→ Given instruction: Skip the pictures and quote all of the lines exactly.

→ Raw data:
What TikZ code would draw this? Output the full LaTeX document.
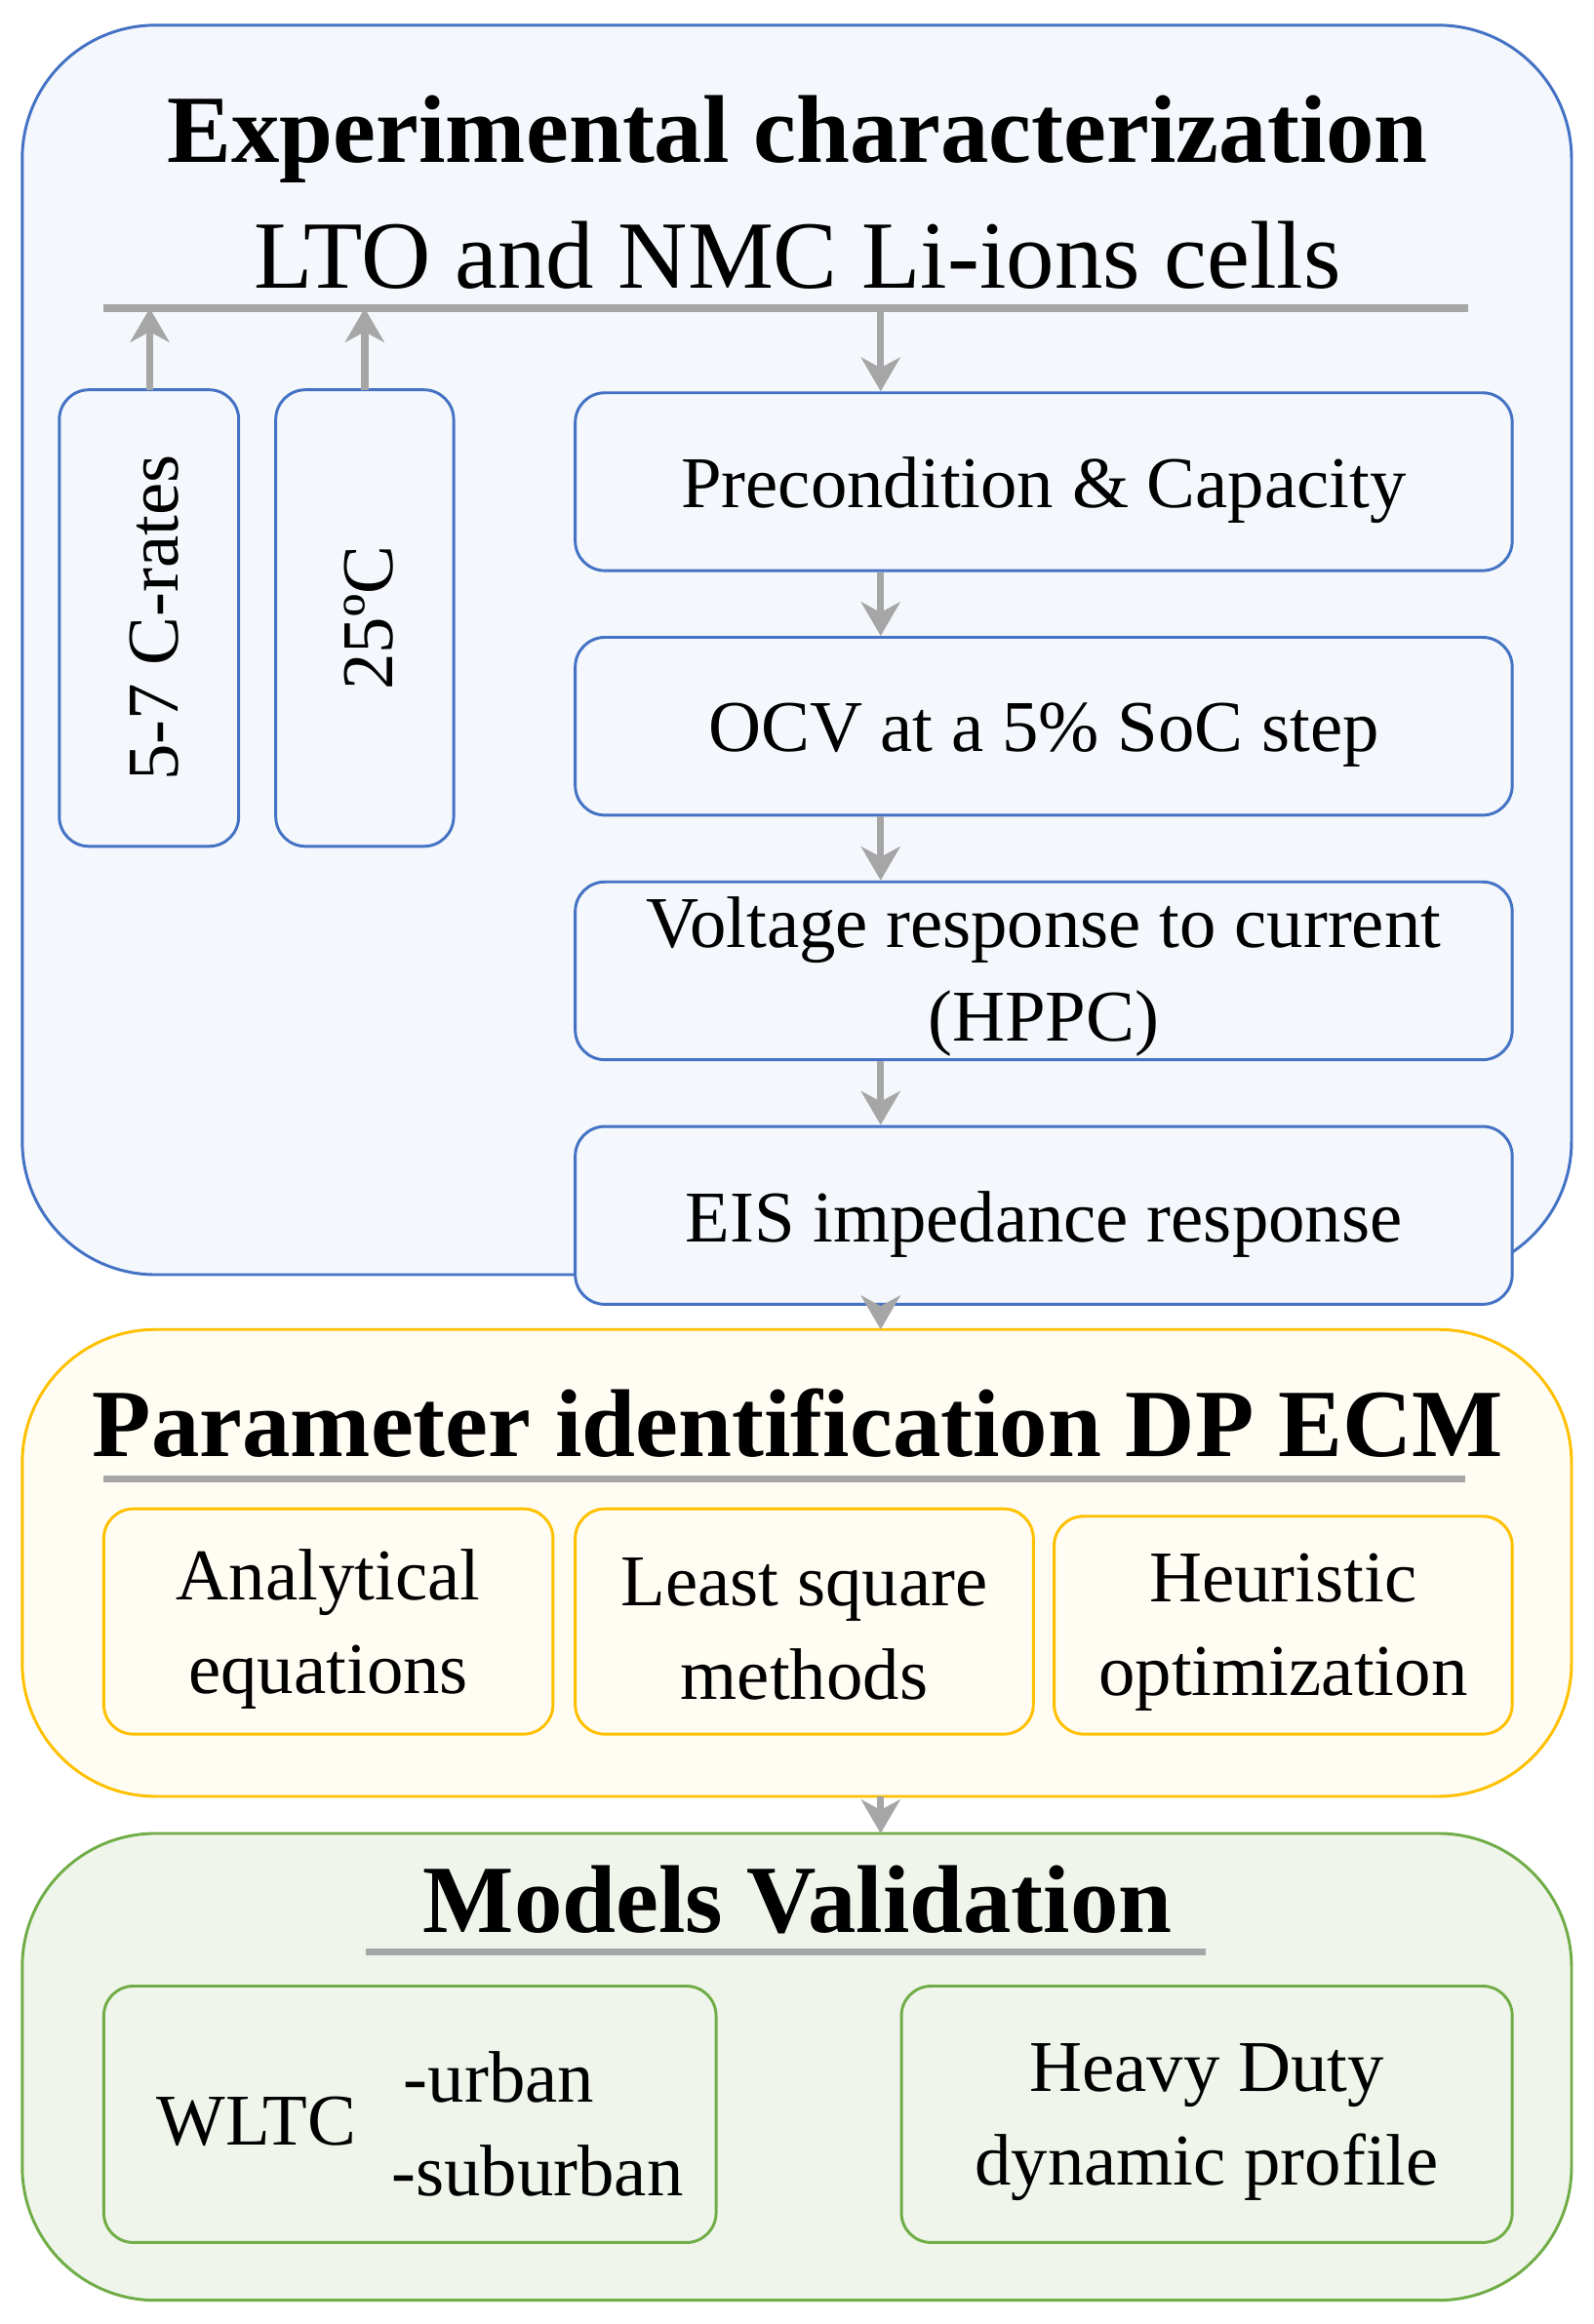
\documentclass[tikz,border=0pt]{standalone}
\usepackage{fontspec}
\setmainfont{Liberation Serif}
\usetikzlibrary{arrows.meta}
\definecolor{bblue}{HTML}{4472C4}
\definecolor{bfill}{HTML}{F4F7FB}
\definecolor{yb}{HTML}{FFC000}
\definecolor{yfill}{HTML}{FFFCF3}
\definecolor{gb}{HTML}{70AD47}
\definecolor{gfill}{HTML}{EFF5EB}
\definecolor{gr}{HTML}{A6A6A6}
\begin{document}
\begin{tikzpicture}[x=0.02cm,y=-0.02cm,
 big/.style={rounded corners=1.8cm,line width=1.1pt},
 sb/.style={rounded corners=0.4cm,line width=1.1pt},
 arr/.style={gr,line width=2.8pt,-{Stealth[length=13pt,width=15pt,inset=4pt]}},
 gl/.style={gr,line width=2.8pt},
 ttl/.style={font=\fontsize{37}{42}\selectfont\bfseries},
 txt/.style={font=\fontsize{28}{36}\selectfont,align=center}]
\useasboundingbox (0,0) rectangle (1075,1568);
% blue
\draw[big,bblue,fill=bfill] (15,17) rectangle (1060,860);
\node[ttl] (t1) at (538,94) {Experimental characterization};
\node[font=\fontsize{37}{42}\selectfont] (t1b) at (538,172) {LTO and NMC Li-ions cells};
\coordinate (la) at (70,208); \coordinate (lb) at (990,208);
\draw[gl] (la) -- (lb);
\draw[sb,bblue,fill=bfill] (40,263) rectangle (161,571);
\draw[sb,bblue,fill=bfill] (186,263) rectangle (306,571);
\node[txt,rotate=90] (cr) at (104,417) {5-7 C-rates};
\node[txt,rotate=90] (tc) at (249,417) {25ºC};
\coordinate (c1) at (101,263); \coordinate (c1t) at (101,208);
\coordinate (c2) at (246,263); \coordinate (c2t) at (246,208);
\draw[arr] (c1) -- (c1t);
\draw[arr] (c2) -- (c2t);
\tikzset{rb/.style={draw=bblue,fill=bfill,sb,txt,minimum width=632*0.02cm,minimum height=120*0.02cm}}
\node[rb] (b1) at (704,325) {};
\node[txt] at (704,331) {Precondition \& Capacity};
\node[rb] (b2) at (704,490) {};
\node[txt] at (704,496) {OCV at a 5\% SoC step};
\node[rb] (b3) at (704,655) {};
\node[txt] at (704,659) {Voltage response to current\\(HPPC)};
\node[rb] (b4) at (704,820) {};
\node[txt] at (704,826) {EIS impedance response};
\coordinate (d0) at (594,208);
\draw[arr] (d0) -- (b1.north -| d0);
\draw[arr] (b1.south -| d0) -- (b2.north -| d0);
\draw[arr] (b2.south -| d0) -- (b3.north -| d0);
\draw[arr] (b3.south -| d0) -- (b4.north -| d0);
% yellow
\draw[big,yb,fill=yfill] (15,897) rectangle (1060,1212);
\coordinate (y0) at (594,897);
\draw[arr] (b4.south -| d0) -- (y0);
\node[ttl] (t2) at (538,960) {Parameter identification DP ECM};
\coordinate (ya) at (70,998); \coordinate (yb2) at (988,998);
\draw[gl] (ya) -- (yb2);
\draw[yb,fill=yfill,sb] (70,1018) rectangle (373,1170);
\draw[yb,fill=yfill,sb] (388,1018) rectangle (697,1170);
\draw[yb,fill=yfill,sb] (711,1023) rectangle (1020,1170);
\node[txt] (p1) at (221.5,1099) {Analytical\\equations};
\node[txt] (p2) at (542.5,1099) {Least square\\methods};
\node[txt] (p3) at (865.5,1101) {Heuristic\\optimization};
% green
\draw[big,gb,fill=gfill] (15,1237) rectangle (1060,1552);
\coordinate (y1) at (594,1212); \coordinate (g0) at (594,1237);
\draw[arr] (y1) -- (g0);
\node[ttl] (t3) at (538,1282) {Models Validation};
\coordinate (ga) at (247,1317); \coordinate (gb2) at (813,1317);
\draw[gl] (ga) -- (gb2);
\draw[gb,fill=gfill,sb] (70,1340) rectangle (483,1513);
\draw[gb,fill=gfill,sb] (608,1340) rectangle (1020,1513);
\node[txt] (w) at (173,1431) {WLTC};
\node[txt,align=left,anchor=west] (wu) at (258,1433) {\,-urban\\-suburban};
\node[txt] (m2) at (814,1432) {Heavy Duty\\dynamic profile};
\end{tikzpicture}
\end{document}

→ Answer to the problem:
What TikZ code would draw this? Output the full LaTeX document.
\documentclass[tikz,border=0pt]{standalone}
\usepackage{fontspec}
\setmainfont{Liberation Serif}
\usetikzlibrary{arrows.meta}
\definecolor{bblue}{HTML}{4472C4}
\definecolor{bfill}{HTML}{F4F7FB}
\definecolor{yb}{HTML}{FFC000}
\definecolor{yfill}{HTML}{FFFCF3}
\definecolor{gb}{HTML}{70AD47}
\definecolor{gfill}{HTML}{EFF5EB}
\definecolor{gr}{HTML}{A6A6A6}
\begin{document}
\begin{tikzpicture}[x=0.02cm,y=-0.02cm,
 big/.style={rounded corners=1.8cm,line width=1.1pt},
 sb/.style={rounded corners=0.4cm,line width=1.1pt},
 arr/.style={gr,line width=2.8pt,-{Stealth[length=13pt,width=15pt,inset=4pt]}},
 gl/.style={gr,line width=2.8pt},
 ttl/.style={font=\fontsize{37}{42}\selectfont\bfseries},
 txt/.style={font=\fontsize{28}{36}\selectfont,align=center}]
\useasboundingbox (0,0) rectangle (1075,1568);
% blue
\draw[big,bblue,fill=bfill] (15,17) rectangle (1060,860);
\node[ttl] (t1) at (538,94) {Experimental characterization};
\node[font=\fontsize{37}{42}\selectfont] (t1b) at (538,172) {LTO and NMC Li-ions cells};
\coordinate (la) at (70,208); \coordinate (lb) at (990,208);
\draw[gl] (la) -- (lb);
\draw[sb,bblue,fill=bfill] (40,263) rectangle (161,571);
\draw[sb,bblue,fill=bfill] (186,263) rectangle (306,571);
\node[txt,rotate=90] (cr) at (104,417) {5-7 C-rates};
\node[txt,rotate=90] (tc) at (249,417) {25ºC};
\coordinate (c1) at (101,263); \coordinate (c1t) at (101,208);
\coordinate (c2) at (246,263); \coordinate (c2t) at (246,208);
\draw[arr] (c1) -- (c1t);
\draw[arr] (c2) -- (c2t);
\tikzset{rb/.style={draw=bblue,fill=bfill,sb,txt,minimum width=632*0.02cm,minimum height=120*0.02cm}}
\node[rb] (b1) at (704,325) {};
\node[txt] at (704,331) {Precondition \& Capacity};
\node[rb] (b2) at (704,490) {};
\node[txt] at (704,496) {OCV at a 5\% SoC step};
\node[rb] (b3) at (704,655) {};
\node[txt] at (704,659) {Voltage response to current\\(HPPC)};
\node[rb] (b4) at (704,820) {};
\node[txt] at (704,826) {EIS impedance response};
\coordinate (d0) at (594,208);
\draw[arr] (d0) -- (b1.north -| d0);
\draw[arr] (b1.south -| d0) -- (b2.north -| d0);
\draw[arr] (b2.south -| d0) -- (b3.north -| d0);
\draw[arr] (b3.south -| d0) -- (b4.north -| d0);
% yellow
\draw[big,yb,fill=yfill] (15,897) rectangle (1060,1212);
\coordinate (y0) at (594,897);
\draw[arr] (b4.south -| d0) -- (y0);
\node[ttl] (t2) at (538,960) {Parameter identification DP ECM};
\coordinate (ya) at (70,998); \coordinate (yb2) at (988,998);
\draw[gl] (ya) -- (yb2);
\draw[yb,fill=yfill,sb] (70,1018) rectangle (373,1170);
\draw[yb,fill=yfill,sb] (388,1018) rectangle (697,1170);
\draw[yb,fill=yfill,sb] (711,1023) rectangle (1020,1170);
\node[txt] (p1) at (221.5,1099) {Analytical\\equations};
\node[txt] (p2) at (542.5,1099) {Least square\\methods};
\node[txt] (p3) at (865.5,1101) {Heuristic\\optimization};
% green
\draw[big,gb,fill=gfill] (15,1237) rectangle (1060,1552);
\coordinate (y1) at (594,1212); \coordinate (g0) at (594,1237);
\draw[arr] (y1) -- (g0);
\node[ttl] (t3) at (538,1282) {Models Validation};
\coordinate (ga) at (247,1317); \coordinate (gb2) at (813,1317);
\draw[gl] (ga) -- (gb2);
\draw[gb,fill=gfill,sb] (70,1340) rectangle (483,1513);
\draw[gb,fill=gfill,sb] (608,1340) rectangle (1020,1513);
\node[txt] (w) at (173,1431) {WLTC};
\node[txt,align=left,anchor=west] (wu) at (258,1433) {\,-urban\\-suburban};
\node[txt] (m2) at (814,1432) {Heavy Duty\\dynamic profile};
\end{tikzpicture}
\end{document}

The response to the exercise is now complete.